2007-01-12 20:03:57 | さ行
 副題、明治の人は、なぜあれほどできたのか。祥伝社黄金文庫。

 小学校からの英語学習が、ときどき話題になる。アジア各国で実績を上げており、臨界期説の立場からも薦める肯定派。まず母国語を学習することが第一で、これまでの中学校からという立場を守る否定派。著者は後者である。
 会話重視、訳読軽視の現状に、大きな怒りを表明しているように思える。
 だが著者のパーソナリティか、冗談のオブラートに包んでいるところが大人だ。

 新渡戸稲造、森有礼、津田梅子、神田乃武(知らない人は知らないだろうが、その道の人で知らなかったらモグリだ)、南方熊楠、小泉八雲らの例を挙げている。
 『英語達人列伝』に比べると、マイナスの例を引いているところに気付く。津田梅子は、帰国したときには日本語を忘れていた。ラフカディオ・ハーンは、あれほど日本への関心が高かったにもかかわらず、日本語の著作がなく、ぎこちない言葉は「ヘルンさん言葉」と呼ばれていた。それほど外国語学習は難しいのである。

 ドッグイアー。

#私が反対している「コミュニケーション中心主義」とは、あくまでも「実践的コミュニケーションの育成(学習指導要領だ、注)」の名の下に行なわれている、文法軽視(あるいは無視)の低級な「英会話ごっこ」である。

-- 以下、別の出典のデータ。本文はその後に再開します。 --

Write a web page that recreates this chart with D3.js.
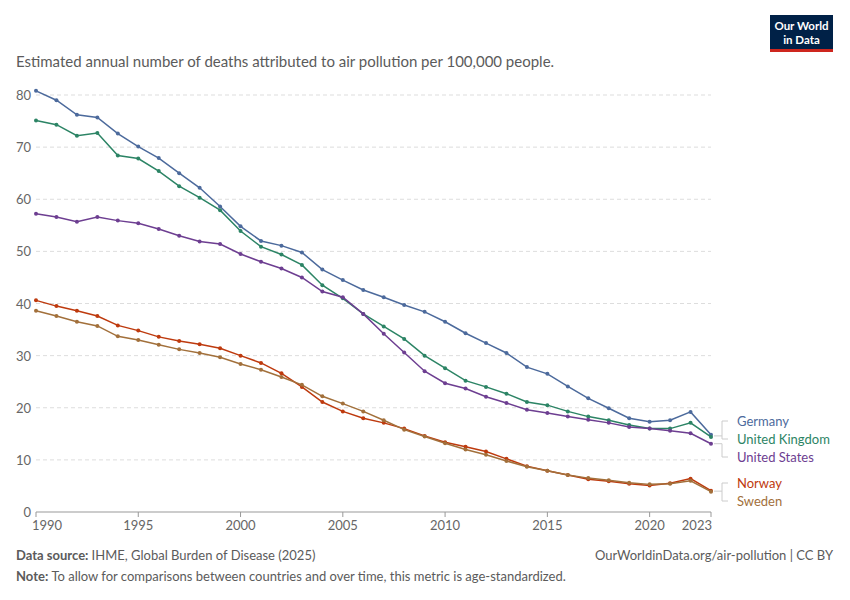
<!DOCTYPE html>
<html><head><meta charset="utf-8">
<script src="https://cdn.jsdelivr.net/npm/d3@7"></script>
<style>body{margin:0;background:#fff;font-family:Lato,sans-serif}</style>
</head><body><svg id="c" width="850" height="600"></svg>
<script>
const years = d3.range(1990, 2024);
const germany = [80.8,79,76.2,75.7,72.6,70.1,67.9,65,62.2,58.6,54.8,52,51.1,49.8,46.5,44.5,42.6,41.2,39.7,38.4,36.5,34.3,32.4,30.5,27.8,26.5,24.1,21.8,19.9,18,17.3,17.6,19.2,14.8];
const uk = [75.1,74.3,72.2,72.7,68.4,67.8,65.4,62.5,60.3,57.9,53.9,50.9,49.4,47.4,43.5,41,38,35.6,33.2,30,27.6,25.2,24,22.7,21.1,20.5,19.3,18.3,17.6,16.7,16,16,17.1,14.4];
const us = [57.2,56.6,55.7,56.6,55.9,55.4,54.3,53,51.9,51.4,49.5,48,46.7,45,42.3,41.2,38,34.2,30.6,27,24.7,23.7,22.1,20.9,19.6,19,18.3,17.7,17.1,16.3,16,15.6,15.1,13.1];
const norway = [40.6,39.5,38.6,37.6,35.8,34.8,33.6,32.8,32.2,31.4,30,28.6,26.6,24,21.1,19.3,18,17.1,16,14.6,13.4,12.5,11.6,10.2,8.8,7.9,7.1,6.3,5.9,5.4,5.1,5.5,6.4,4.1];
const sweden = [38.6,37.6,36.5,35.7,33.7,33,32.1,31.2,30.5,29.7,28.4,27.3,25.9,24.4,22.2,20.8,19.3,17.6,15.8,14.5,13.2,12,11,9.8,8.7,7.9,7.1,6.5,6.1,5.6,5.3,5.4,6,3.9];
const xTicks = [1990,1995,2000,2005,2010,2015,2020,2023];
const yTicks = [0,10,20,30,40,50,60,70,80];
const series = [
  {name:"Germany", v:germany, c:"#4c6a9c", ly:426},
  {name:"United Kingdom", v:uk, c:"#2c8465", ly:444},
  {name:"United States", v:us, c:"#6d3e91", ly:462},
  {name:"Norway", v:norway, c:"#be3a0e", ly:488},
  {name:"Sweden", v:sweden, c:"#a2703b", ly:506}
];
const svg = d3.select("#c");
const x = d3.scaleLinear().domain([1990,2023]).range([36,711]);
const y = d3.scaleLinear().domain([0,80]).range([512,95]);
svg.append("text").attr("x",16).attr("y",67).attr("fill","#5b5b5b").attr("font-size",15)
  .text("Estimated annual number of deaths attributed to air pollution per 100,000 people.");
svg.append("rect").attr("x",770).attr("y",15).attr("width",63).attr("height",37).attr("fill","#002147");
svg.append("rect").attr("x",770).attr("y",49).attr("width",63).attr("height",3).attr("fill","#ce261e");
svg.append("text").attr("x",801.5).attr("y",30).attr("text-anchor","middle").attr("fill","#fff").attr("font-size",11.5).attr("font-weight",700).text("Our World");
svg.append("text").attr("x",801.5).attr("y",44).attr("text-anchor","middle").attr("fill","#fff").attr("font-size",11.5).attr("font-weight",700).text("in Data");
yTicks.forEach(t=>{
  if(t>0) svg.append("line").attr("x1",36).attr("x2",711).attr("y1",y(t)).attr("y2",y(t)).attr("stroke","#ddd").attr("stroke-dasharray","4,3");
  svg.append("text").attr("x",31).attr("y",y(t)+5).attr("text-anchor","end").attr("fill","#666").attr("font-size",13).text(t);
});
svg.append("line").attr("x1",36).attr("x2",711).attr("y1",512).attr("y2",512).attr("stroke","#999");
xTicks.forEach(t=>{
  svg.append("line").attr("x1",x(t)).attr("x2",x(t)).attr("y1",512).attr("y2",517).attr("stroke","#999");
  svg.append("text").attr("x",x(t)).attr("y",530).attr("text-anchor",t==1990?"start":t==2023?"end":"middle").attr("dx",t==1990?-4:t==2023?1:0).attr("fill","#666").attr("font-size",13).text(t);
});
const line = d3.line().x((d,i)=>x(years[i])).y(d=>y(d));
series.forEach(s=>{
  svg.append("path").attr("d",line(s.v)).attr("fill","none").attr("stroke",s.c).attr("stroke-width",1.5);
  svg.selectAll(null).data(s.v).enter().append("circle").attr("cx",(d,i)=>x(years[i])).attr("cy",d=>y(d)).attr("r",2).attr("fill",s.c);
});
const ey = series.map(s=>y(s.v[s.v.length-1]));
const L = series.map(s=>s.ly-5);
svg.append("path").attr("d",`M714,${(ey[0]+ey[1])/2} H722 M722,${L[0]} V${L[1]} M722,${L[0]} H728 M722,${L[1]} H728`).attr("stroke","#ccc").attr("fill","none");
svg.append("path").attr("d",`M714,${ey[2]} H722 V${L[2]} H728`).attr("stroke","#ccc").attr("fill","none");
svg.append("path").attr("d",`M714,${(ey[3]+ey[4])/2} H722 M722,${L[3]} V${L[4]} M722,${L[3]} H728 M722,${L[4]} H728`).attr("stroke","#ccc").attr("fill","none");
series.forEach(s=>svg.append("text").attr("x",737).attr("y",s.ly).attr("fill",s.c).attr("font-size",13).text(s.name));
const f1=svg.append("text").attr("x",16).attr("y",560).attr("font-size",13).attr("fill","#5b5b5b");
f1.append("tspan").attr("font-weight",700).text("Data source: ");
f1.append("tspan").text("IHME, Global Burden of Disease (2025)");
svg.append("text").attr("x",833).attr("y",560).attr("text-anchor","end").attr("font-size",13).attr("fill","#5b5b5b").text("OurWorldinData.org/air-pollution | CC BY");
const f2=svg.append("text").attr("x",16).attr("y",581).attr("font-size",13).attr("fill","#5b5b5b");
f2.append("tspan").attr("font-weight",700).text("Note: ");
f2.append("tspan").text("To allow for comparisons between countries and over time, this metric is age-standardized.");
</script></body></html>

#日本語と英語がお互いにとって極めて異質な言語である以上、日本人が文法や読解の訓練もなしにいくら「実践的」な会話を練習したところで、低級なピジン英語になるのがオチである。日本語と西洋語の訓練を見極めた外交語学のプロ集団・長崎通事たちは、子供にまず文法と素読を仕込み、それが済んでから、初めて出島のオランダ人のところに出向かせた。

#もしも高度な英語力を身につけたいであれば、(たとえば「ペラペラ」、「スラスラ」、「スイスイ」、「簡単」、「~週(~ヶ月)出身につく」といった言葉を表題に掲げて)英語学習の容易なることを謳っているような語学書や英語教材は、敬遠するに越したことはない。

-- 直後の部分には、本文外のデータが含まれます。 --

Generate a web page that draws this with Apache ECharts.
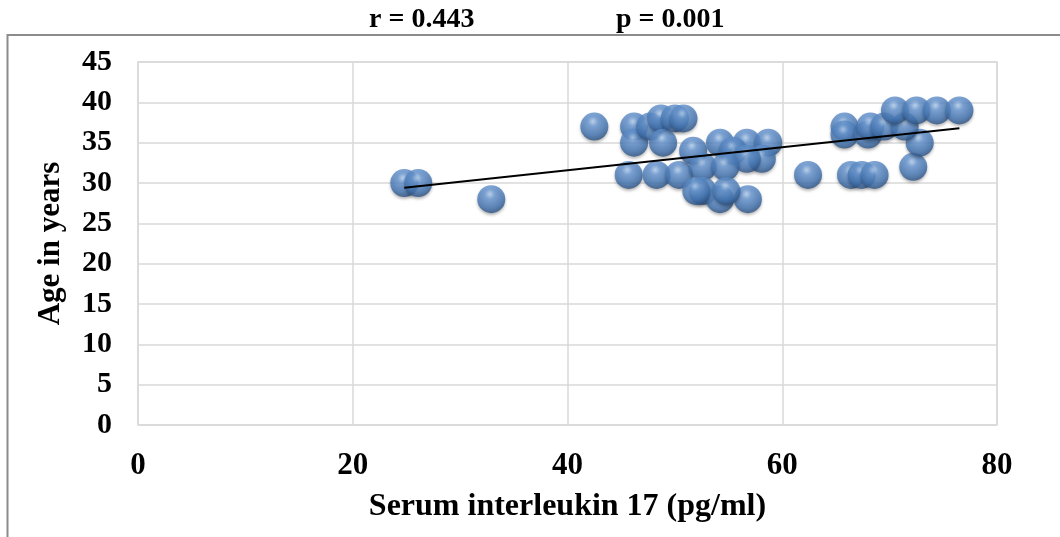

 まあでもこのような書き方だと「できるからって」と言われがちなのです。
 なんとかこの専門的知識もあり、軽妙な筆致の先生を応援したいと考えています。 

5 「やる気」を起こす心理学 富田隆

2007-01-11 21:43:46 | た行
 副題、”誉めて動かす”54の即効・心理技法。三笠書房。

 もう副題がすべてを語っている。とにかくほめればいいのだ。
 頭で考えたような54のシチュエーションの中、H君やK子さんに対して、どういう言葉かけをすればいいのか、中途半端な三択問題。

 問題を出しておいてどれが正解と言うともなく、「ほめるということは行動を強化する」の繰り返し。「オペラント条件づけ」「ハロー効果」など、心理学の初歩である。

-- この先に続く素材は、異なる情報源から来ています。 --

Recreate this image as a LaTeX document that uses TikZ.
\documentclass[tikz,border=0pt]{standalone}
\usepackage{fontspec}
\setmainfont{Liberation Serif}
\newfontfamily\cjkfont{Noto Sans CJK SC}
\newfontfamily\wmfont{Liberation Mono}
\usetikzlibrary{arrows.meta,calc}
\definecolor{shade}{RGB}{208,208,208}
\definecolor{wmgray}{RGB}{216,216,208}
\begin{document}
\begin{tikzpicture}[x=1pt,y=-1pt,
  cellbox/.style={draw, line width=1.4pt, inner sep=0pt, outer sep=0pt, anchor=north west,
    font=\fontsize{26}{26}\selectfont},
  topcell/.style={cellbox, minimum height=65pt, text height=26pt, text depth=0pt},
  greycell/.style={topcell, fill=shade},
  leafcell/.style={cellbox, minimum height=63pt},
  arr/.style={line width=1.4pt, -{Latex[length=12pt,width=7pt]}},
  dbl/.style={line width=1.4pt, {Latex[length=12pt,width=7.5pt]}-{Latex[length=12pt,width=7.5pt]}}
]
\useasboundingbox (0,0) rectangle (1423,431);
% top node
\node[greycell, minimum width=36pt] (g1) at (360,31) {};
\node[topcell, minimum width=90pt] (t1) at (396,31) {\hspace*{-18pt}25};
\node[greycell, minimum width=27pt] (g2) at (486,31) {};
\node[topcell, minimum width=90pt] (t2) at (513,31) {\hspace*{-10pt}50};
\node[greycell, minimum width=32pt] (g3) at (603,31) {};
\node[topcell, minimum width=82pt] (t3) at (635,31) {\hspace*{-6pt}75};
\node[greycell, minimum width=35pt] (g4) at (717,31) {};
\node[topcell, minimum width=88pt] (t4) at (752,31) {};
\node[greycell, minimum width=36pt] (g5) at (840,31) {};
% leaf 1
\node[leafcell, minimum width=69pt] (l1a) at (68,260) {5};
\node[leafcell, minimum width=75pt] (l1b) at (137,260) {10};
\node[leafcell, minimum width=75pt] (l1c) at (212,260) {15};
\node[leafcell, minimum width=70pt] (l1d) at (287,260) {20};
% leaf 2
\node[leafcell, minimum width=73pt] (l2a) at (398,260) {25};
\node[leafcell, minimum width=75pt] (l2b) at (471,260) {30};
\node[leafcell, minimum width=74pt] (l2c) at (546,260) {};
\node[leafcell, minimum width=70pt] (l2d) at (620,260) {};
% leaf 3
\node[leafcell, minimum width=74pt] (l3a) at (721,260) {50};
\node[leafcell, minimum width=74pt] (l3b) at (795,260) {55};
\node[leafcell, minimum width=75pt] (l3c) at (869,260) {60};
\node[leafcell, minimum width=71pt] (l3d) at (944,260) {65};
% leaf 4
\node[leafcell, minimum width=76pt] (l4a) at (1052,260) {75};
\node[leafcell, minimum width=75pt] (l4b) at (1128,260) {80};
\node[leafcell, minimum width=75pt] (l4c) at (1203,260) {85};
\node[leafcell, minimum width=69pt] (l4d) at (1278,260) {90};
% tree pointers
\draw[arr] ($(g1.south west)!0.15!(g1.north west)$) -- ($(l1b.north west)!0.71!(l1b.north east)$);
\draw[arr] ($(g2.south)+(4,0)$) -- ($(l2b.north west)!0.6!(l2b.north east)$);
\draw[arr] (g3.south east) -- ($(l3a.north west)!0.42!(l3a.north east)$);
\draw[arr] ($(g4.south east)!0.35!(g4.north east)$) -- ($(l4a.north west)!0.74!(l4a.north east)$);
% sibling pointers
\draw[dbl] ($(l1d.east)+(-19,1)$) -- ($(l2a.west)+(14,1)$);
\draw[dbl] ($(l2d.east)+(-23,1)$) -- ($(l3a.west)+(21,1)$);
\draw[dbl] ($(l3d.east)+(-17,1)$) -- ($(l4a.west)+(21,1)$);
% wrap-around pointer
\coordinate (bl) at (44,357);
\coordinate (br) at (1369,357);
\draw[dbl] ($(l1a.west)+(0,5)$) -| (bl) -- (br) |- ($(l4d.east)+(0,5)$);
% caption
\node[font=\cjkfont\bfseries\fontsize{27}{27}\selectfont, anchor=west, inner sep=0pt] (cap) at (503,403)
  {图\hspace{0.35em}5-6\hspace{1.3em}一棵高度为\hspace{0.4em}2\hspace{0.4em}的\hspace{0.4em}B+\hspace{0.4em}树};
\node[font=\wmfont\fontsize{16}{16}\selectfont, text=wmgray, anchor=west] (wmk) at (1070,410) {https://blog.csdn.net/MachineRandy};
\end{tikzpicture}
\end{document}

 本としては退屈だが、内容はまったくその通り。近頃の世の中は、他人の足を引っ張り、相手を非難して裁判で金を取ることが増えてきた。
 やはりお互いのいいところを褒め合うような人間関係でありたいものです。

4 短編小説のレシピ 阿刀田高

2007-01-07 21:12:32 | あ行
 集英社新書。

 何がきっかけだったか、学生時代に著者の本をいくつか読んだ。端整な文体と、確かな教養、そこはかとない色気、けだるい雰囲気が好きだった。ただいつの間にか、けだるさがゆるさに感じられて、読まなくなった。
 著者の本を買ったのは、10年ぶり、いやそれ以上だろう。

 向田邦子や、松本清張、中島敦、そして夏目漱石らの作品を引き、おもしろさを語る。「自分の作品はここからアイデアをもらった」と正直に語っているのがおもしろい。
 また、著者が子供のころは芥川龍之介と落語を読んでいたことが、私と共通して入のがうれしい。

 ドッグイアー。

#まだ書き慣れていない小説家志望者が、
「短編小説のアイデアって、どこで見つけるんですか。探してもなかなか見つからなくて」
 と嘆くときは、彼の中にこの工房ができていないから。工房の工作機械がまだ貧弱なので自分の工房で加工できる見通しをもって素材の海を見ることができないからなのである。

#日本におけるショートショートは、
 まず始めに星新一が在った。しかる後にショートショートが存在した。この逆ではない。

#ショートショートの定義は、とても短い小説、これ以外には言いようがない。”とても短い”は四百字詰めの原稿用紙で十五~二十枚くらいまで。そして小説という以上、文学にふさわしい描写で綴られ、短いながらモチーフを備え、ストーリーをもっていることが肝要だろう。